Altro appuntamento, altra pianta con proprietà antiparassitarie. Dopo aglio, equiseto, ortica, peperoncino, pomodoro, felce aquilina e tanaceto, è la volta dell’Artemisia absinthium, meglio conosciuta come Assenzio. No, non sto cercando di far emergere il Decadentismo che c’è in voi ma più semplicemente di farvi sfruttare la sua azione repellente nei confronti di afidi e molte specie di lepidotteri.
L’Assenzio è una pianta perenne appartenente alla più grande famiglia esistente, quella delle Asteraceae. Diffusa in buona parte dell’Europa centrale e meridionale, e quindi anche in Italia, questa pianta decidua può raggiungere il metro e mezzo di altezza ed è costituita da un fusto semilegnoso e ramificato nella parte alta. Le foglie sono dentellate e risultano grigiastre grazie alla fitta peluria bianca che le ricoprono e che, smorzando il verde di base, fa assumere loro quel colore così tipico. I fiori sono costituiti da gruppi di capolini sferici e gialli, pendenti verso il basso.

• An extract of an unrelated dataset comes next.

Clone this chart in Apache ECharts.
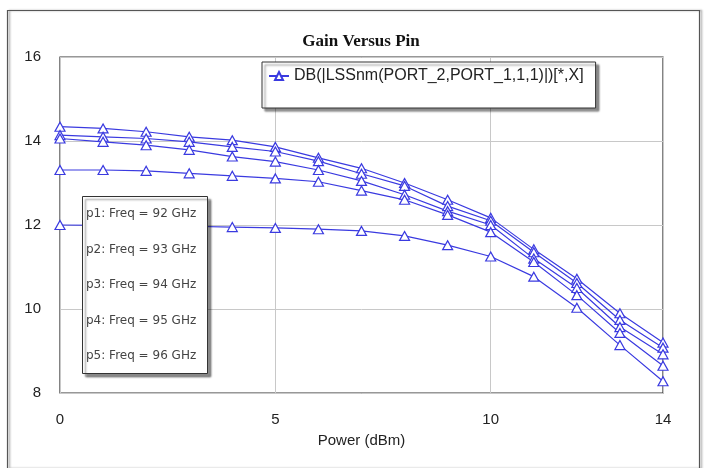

Apprezzato fin dall’antichità (sembra ci siano riferimenti anche nella Bibbia) per le sue qualità fitoterapiche (in prevalenza toniche, antinfiammatorie e digestive) l’Assenzio conobbe grande notorietà durante il 1800 quando (per il suo costo tutto sommato a buon mercato) si diffuse, in modo trasversale tra i vari ceti, il consumo del distillato, che porta appunto il nome di Assenzio, nel quale la nostra pianta è in realtà una delle tante presenti nella ricetta. Prima che nel 1915 venisse proibito in Francia, il distillato di Assenzio ebbe modo di entrare nell’immaginario collettivo non senza un preciso alone “maudit”, dovuto all’associazione con gli scrittori del Decadentismo e soprattutto al suo erroneo accostamento alle droghe: falsi convincimenti infatti volevano che tra gli ingredienti di questo distillato ci fosse l’oppio o che venisse consumato con l’aggiunta del laudano, e per questo considerato pericoloso.
Le sue proprietà antiparassitarie sono dovute alle sostanze che contiene la pianta, tannini e resine in primis, ma soprattutto a un famoso terpene, il tujone, che abbiamo già riscontrato in un altra pianta appartenente alle Asteraceae, il tanaceto; per ottenere tale effetto si usano tutte le parti della pianta, fusto, foglie e fiori, raccolte nel periodo che va da giugno a settembre.
L’assenzio può essere usato sia come infuso che come macerato e le dosi consigliate sono di 300 grammi di pianta fresca (o 30 grammi di pianta essiccata) ogni 10 litri di acqua. L’infuso può essere diluito ma io consiglio di usarlo puro: contro la cavolaia durante il suo sfarfallamento o spruzzato direttamente sulle piante per combattere afidi e altri bruchi. Stesso utilizzo non diluito per il macerato, da spruzzare direttamente sulle piante contro gli afidi nel periodo che va dalla primavera alla fine dell’estate.
Entrambe e forme (infuso e macerato), se spruzzate su di loro, sono utili anche per allontanare le formiche: queste ultime non danneggeranno direttamente le piante ma, essendo ghiotte delle sostanze zuccherine secrete dagli afidi, spesso e volentieri “coltivano” questi fastidiosi parassiti accudendoli e trasportandoli (leggi: diffondendoli) sulle piante contigue aumentando così l’invasione.